══ Data provided ══
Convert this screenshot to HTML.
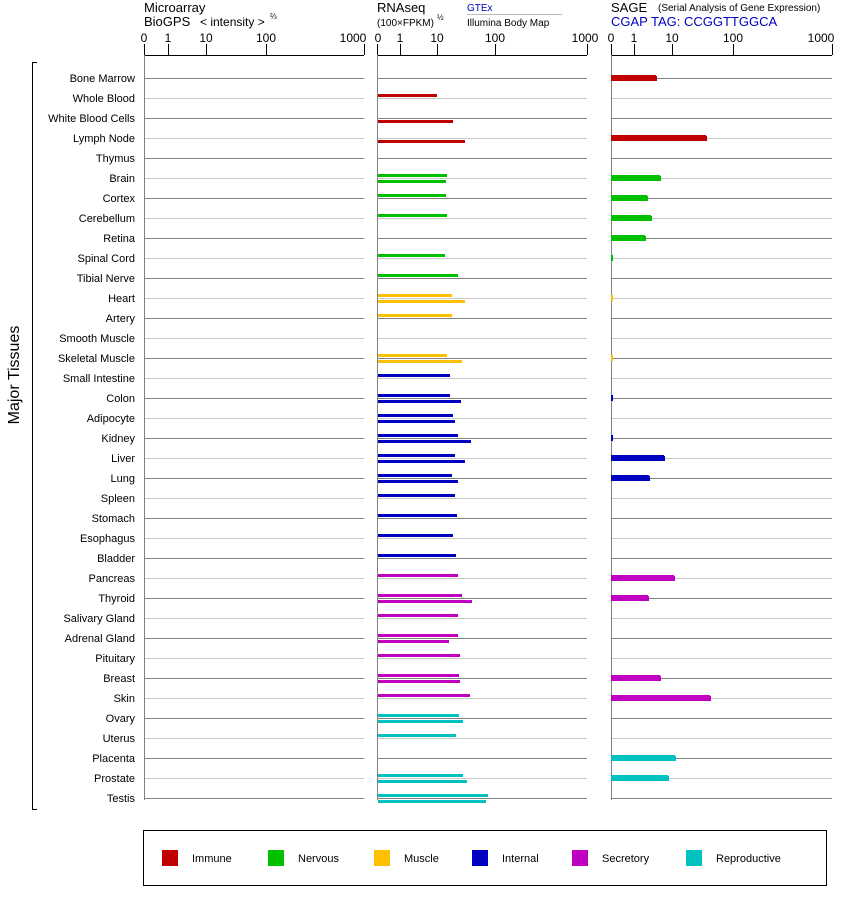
<!DOCTYPE html>
<html><head><meta charset="utf-8"><style>
html,body{margin:0;padding:0;background:#fff;}
svg{display:block;font-family:"Liberation Sans",Arial,sans-serif;}
</style></head><body>
<svg id="s" width="842" height="900" viewBox="0 0 842 900" xmlns="http://www.w3.org/2000/svg">
<g font-size="13" fill="#000">
<text x="144" y="12">Microarray</text>
<text x="144" y="26">BioGPS</text>
<text x="200" y="26" font-size="12">&lt; intensity &gt;</text>
<text x="270" y="19" font-size="8">⅔</text>
<text x="377" y="12">RNAseq</text>
<text x="377" y="26" font-size="10">(100×FPKM)</text>
<text x="437" y="20" font-size="8">½</text>
<text x="467" y="11" font-size="10" fill="#0000c0">GTEx</text>
<line x1="467" y1="14.5" x2="562" y2="14.5" stroke="#bbb"/>
<text x="467" y="26" font-size="10">Illumina Body Map</text>
<text x="611" y="12">SAGE</text>
<text x="658" y="11" font-size="10">(Serial Analysis of Gene Expression)</text>
<text x="611" y="26" font-size="13" fill="#0000c0">CGAP TAG: CCGGTTGGCA</text>
</g>
<g font-size="12" text-anchor="middle">
<text x="144" y="42">0</text><text x="168" y="42">1</text><text x="206" y="42">10</text><text x="266" y="42">100</text><text x="353" y="42">1000</text>
<text x="378" y="42">0</text><text x="400" y="42">1</text><text x="437" y="42">10</text><text x="495" y="42">100</text><text x="585" y="42">1000</text>
<text x="611" y="42">0</text><text x="634" y="42">1</text><text x="672" y="42">10</text><text x="733" y="42">100</text><text x="821" y="42">1000</text>
</g>
<g font-size="11" text-anchor="end" fill="#000">
<text x="135" y="82">Bone Marrow</text>
<text x="135" y="102">Whole Blood</text>
<text x="135" y="122">White Blood Cells</text>
<text x="135" y="142">Lymph Node</text>
<text x="135" y="162">Thymus</text>
<text x="135" y="182">Brain</text>
<text x="135" y="202">Cortex</text>
<text x="135" y="222">Cerebellum</text>
<text x="135" y="242">Retina</text>
<text x="135" y="262">Spinal Cord</text>
<text x="135" y="282">Tibial Nerve</text>
<text x="135" y="302">Heart</text>
<text x="135" y="322">Artery</text>
<text x="135" y="342">Smooth Muscle</text>
<text x="135" y="362">Skeletal Muscle</text>
<text x="135" y="382">Small Intestine</text>
<text x="135" y="402">Colon</text>
<text x="135" y="422">Adipocyte</text>
<text x="135" y="442">Kidney</text>
<text x="135" y="462">Liver</text>
<text x="135" y="482">Lung</text>
<text x="135" y="502">Spleen</text>
<text x="135" y="522">Stomach</text>
<text x="135" y="542">Esophagus</text>
<text x="135" y="562">Bladder</text>
<text x="135" y="582">Pancreas</text>
<text x="135" y="602">Thyroid</text>
<text x="135" y="622">Salivary Gland</text>
<text x="135" y="642">Adrenal Gland</text>
<text x="135" y="662">Pituitary</text>
<text x="135" y="682">Breast</text>
<text x="135" y="702">Skin</text>
<text x="135" y="722">Ovary</text>
<text x="135" y="742">Uterus</text>
<text x="135" y="762">Placenta</text>
<text x="135" y="782">Prostate</text>
<text x="135" y="802">Testis</text>
</g>
<text transform="translate(19,375) rotate(-90)" text-anchor="middle" font-size="16">Major Tissues</text>
<path d="M37 62.5H32.5V809.5H37" fill="none" stroke="#000"/>
<g id="grid"></g>
<rect x="143.5" y="830.5" width="683" height="55" fill="none" stroke="#000"/>
<g font-size="11">
<rect x="162" y="850" width="16" height="16" fill="#c00000"/><text x="192" y="862">Immune</text>
<rect x="268" y="850" width="16" height="16" fill="#00c000"/><text x="298" y="862">Nervous</text>
<rect x="374" y="850" width="16" height="16" fill="#ffc000"/><text x="404" y="862">Muscle</text>
<rect x="472" y="850" width="16" height="16" fill="#0000c0"/><text x="502" y="862">Internal</text>
<rect x="572" y="850" width="16" height="16" fill="#c000c0"/><text x="602" y="862">Secretory</text>
<rect x="686" y="850" width="16" height="16" fill="#00c0c0"/><text x="716" y="862">Reproductive</text>
</g>
</svg>
<script>
var g=document.getElementById('grid'),h='';
var P=[[144,364,[144,168,206,266,364]],[377,587,[377,400,437,495,587]],[611,832,[611,634,672,733,832]]];
P.forEach(function(p){
 h+='<line x1="'+p[0]+'" y1="55.5" x2="'+p[1]+'" y2="55.5" stroke="#000"/>';
 p[2].forEach(function(t){h+='<line x1="'+(t+.5)+'" y1="44" x2="'+(t+.5)+'" y2="55" stroke="#000"/>';});
 for(var i=0;i<37;i++){var y=78+20*i+.5;h+='<line x1="'+p[0]+'" y1="'+y+'" x2="'+p[1]+'" y2="'+y+'" stroke="'+(i%2?'#c8c8c8':'#808080')+'"/>';}
 h+='<line x1="'+(p[0]+.5)+'" y1="55" x2="'+(p[0]+.5)+'" y2="800" stroke="#808080"/>';
});
var C=['#c00000','#00c000','#ffc000','#0000c0','#c000c0','#00c0c0'];
var cat=[0,0,0,0,0,1,1,1,1,1,1,2,2,2,2,3,3,3,3,3,3,3,3,3,3,4,4,4,4,4,4,4,5,5,5,5,5];
var G={1:437,5:447,6:446,7:447,9:445,10:458,11:452,12:452,14:447,15:450,16:450,17:453,18:458,19:455,20:452,21:455,22:457,23:453,24:456,25:458,26:462,27:458,28:458,29:460,30:459,31:470,32:459,33:456,35:463,36:488};
var I={2:453,3:465,5:446,11:465,14:462,16:461,17:455,18:471,19:465,20:458,26:472,28:449,30:460,32:463,35:467,36:486};
var S={0:656,3:706,5:660,6:647,7:651,8:645,9:613,11:613,14:613,16:613,18:613,19:664,20:649,25:674,26:648,30:660,31:710,34:675,35:668};
for(var k in G){var L=78+20*k;h+='<rect x="378" y="'+(L-4)+'" width="'+(G[k]-378)+'" height="3" fill="'+C[cat[k]]+'"/>';}
for(var k in I){var L=78+20*k;h+='<rect x="378" y="'+(L+2)+'" width="'+(I[k]-378)+'" height="3" fill="'+C[cat[k]]+'"/>';}
for(var k in S){var L=78+20*k,w=S[k]-611;h+='<rect x="611" y="'+(L-3)+'" width="'+w+'" height="6" fill="'+C[cat[k]]+'"/>';if(w>4)h+='<rect x="'+(S[k]-1)+'" y="'+(L-2)+'" width="2" height="5" fill="'+C[cat[k]]+'"/>';}
g.innerHTML=h;
</script>
</body></html>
═══
> Objective
Skip every picture and transcribe the data above exactly.

> Complete answer
Convert this screenshot to HTML.
<!DOCTYPE html>
<html><head><meta charset="utf-8"><style>
html,body{margin:0;padding:0;background:#fff;}
svg{display:block;font-family:"Liberation Sans",Arial,sans-serif;}
</style></head><body>
<svg id="s" width="842" height="900" viewBox="0 0 842 900" xmlns="http://www.w3.org/2000/svg">
<g font-size="13" fill="#000">
<text x="144" y="12">Microarray</text>
<text x="144" y="26">BioGPS</text>
<text x="200" y="26" font-size="12">&lt; intensity &gt;</text>
<text x="270" y="19" font-size="8">⅔</text>
<text x="377" y="12">RNAseq</text>
<text x="377" y="26" font-size="10">(100×FPKM)</text>
<text x="437" y="20" font-size="8">½</text>
<text x="467" y="11" font-size="10" fill="#0000c0">GTEx</text>
<line x1="467" y1="14.5" x2="562" y2="14.5" stroke="#bbb"/>
<text x="467" y="26" font-size="10">Illumina Body Map</text>
<text x="611" y="12">SAGE</text>
<text x="658" y="11" font-size="10">(Serial Analysis of Gene Expression)</text>
<text x="611" y="26" font-size="13" fill="#0000c0">CGAP TAG: CCGGTTGGCA</text>
</g>
<g font-size="12" text-anchor="middle">
<text x="144" y="42">0</text><text x="168" y="42">1</text><text x="206" y="42">10</text><text x="266" y="42">100</text><text x="353" y="42">1000</text>
<text x="378" y="42">0</text><text x="400" y="42">1</text><text x="437" y="42">10</text><text x="495" y="42">100</text><text x="585" y="42">1000</text>
<text x="611" y="42">0</text><text x="634" y="42">1</text><text x="672" y="42">10</text><text x="733" y="42">100</text><text x="821" y="42">1000</text>
</g>
<g font-size="11" text-anchor="end" fill="#000">
<text x="135" y="82">Bone Marrow</text>
<text x="135" y="102">Whole Blood</text>
<text x="135" y="122">White Blood Cells</text>
<text x="135" y="142">Lymph Node</text>
<text x="135" y="162">Thymus</text>
<text x="135" y="182">Brain</text>
<text x="135" y="202">Cortex</text>
<text x="135" y="222">Cerebellum</text>
<text x="135" y="242">Retina</text>
<text x="135" y="262">Spinal Cord</text>
<text x="135" y="282">Tibial Nerve</text>
<text x="135" y="302">Heart</text>
<text x="135" y="322">Artery</text>
<text x="135" y="342">Smooth Muscle</text>
<text x="135" y="362">Skeletal Muscle</text>
<text x="135" y="382">Small Intestine</text>
<text x="135" y="402">Colon</text>
<text x="135" y="422">Adipocyte</text>
<text x="135" y="442">Kidney</text>
<text x="135" y="462">Liver</text>
<text x="135" y="482">Lung</text>
<text x="135" y="502">Spleen</text>
<text x="135" y="522">Stomach</text>
<text x="135" y="542">Esophagus</text>
<text x="135" y="562">Bladder</text>
<text x="135" y="582">Pancreas</text>
<text x="135" y="602">Thyroid</text>
<text x="135" y="622">Salivary Gland</text>
<text x="135" y="642">Adrenal Gland</text>
<text x="135" y="662">Pituitary</text>
<text x="135" y="682">Breast</text>
<text x="135" y="702">Skin</text>
<text x="135" y="722">Ovary</text>
<text x="135" y="742">Uterus</text>
<text x="135" y="762">Placenta</text>
<text x="135" y="782">Prostate</text>
<text x="135" y="802">Testis</text>
</g>
<text transform="translate(19,375) rotate(-90)" text-anchor="middle" font-size="16">Major Tissues</text>
<path d="M37 62.5H32.5V809.5H37" fill="none" stroke="#000"/>
<g id="grid"></g>
<rect x="143.5" y="830.5" width="683" height="55" fill="none" stroke="#000"/>
<g font-size="11">
<rect x="162" y="850" width="16" height="16" fill="#c00000"/><text x="192" y="862">Immune</text>
<rect x="268" y="850" width="16" height="16" fill="#00c000"/><text x="298" y="862">Nervous</text>
<rect x="374" y="850" width="16" height="16" fill="#ffc000"/><text x="404" y="862">Muscle</text>
<rect x="472" y="850" width="16" height="16" fill="#0000c0"/><text x="502" y="862">Internal</text>
<rect x="572" y="850" width="16" height="16" fill="#c000c0"/><text x="602" y="862">Secretory</text>
<rect x="686" y="850" width="16" height="16" fill="#00c0c0"/><text x="716" y="862">Reproductive</text>
</g>
</svg>
<script>
var g=document.getElementById('grid'),h='';
var P=[[144,364,[144,168,206,266,364]],[377,587,[377,400,437,495,587]],[611,832,[611,634,672,733,832]]];
P.forEach(function(p){
 h+='<line x1="'+p[0]+'" y1="55.5" x2="'+p[1]+'" y2="55.5" stroke="#000"/>';
 p[2].forEach(function(t){h+='<line x1="'+(t+.5)+'" y1="44" x2="'+(t+.5)+'" y2="55" stroke="#000"/>';});
 for(var i=0;i<37;i++){var y=78+20*i+.5;h+='<line x1="'+p[0]+'" y1="'+y+'" x2="'+p[1]+'" y2="'+y+'" stroke="'+(i%2?'#c8c8c8':'#808080')+'"/>';}
 h+='<line x1="'+(p[0]+.5)+'" y1="55" x2="'+(p[0]+.5)+'" y2="800" stroke="#808080"/>';
});
var C=['#c00000','#00c000','#ffc000','#0000c0','#c000c0','#00c0c0'];
var cat=[0,0,0,0,0,1,1,1,1,1,1,2,2,2,2,3,3,3,3,3,3,3,3,3,3,4,4,4,4,4,4,4,5,5,5,5,5];
var G={1:437,5:447,6:446,7:447,9:445,10:458,11:452,12:452,14:447,15:450,16:450,17:453,18:458,19:455,20:452,21:455,22:457,23:453,24:456,25:458,26:462,27:458,28:458,29:460,30:459,31:470,32:459,33:456,35:463,36:488};
var I={2:453,3:465,5:446,11:465,14:462,16:461,17:455,18:471,19:465,20:458,26:472,28:449,30:460,32:463,35:467,36:486};
var S={0:656,3:706,5:660,6:647,7:651,8:645,9:613,11:613,14:613,16:613,18:613,19:664,20:649,25:674,26:648,30:660,31:710,34:675,35:668};
for(var k in G){var L=78+20*k;h+='<rect x="378" y="'+(L-4)+'" width="'+(G[k]-378)+'" height="3" fill="'+C[cat[k]]+'"/>';}
for(var k in I){var L=78+20*k;h+='<rect x="378" y="'+(L+2)+'" width="'+(I[k]-378)+'" height="3" fill="'+C[cat[k]]+'"/>';}
for(var k in S){var L=78+20*k,w=S[k]-611;h+='<rect x="611" y="'+(L-3)+'" width="'+w+'" height="6" fill="'+C[cat[k]]+'"/>';if(w>4)h+='<rect x="'+(S[k]-1)+'" y="'+(L-2)+'" width="2" height="5" fill="'+C[cat[k]]+'"/>';}
g.innerHTML=h;
</script>
</body></html>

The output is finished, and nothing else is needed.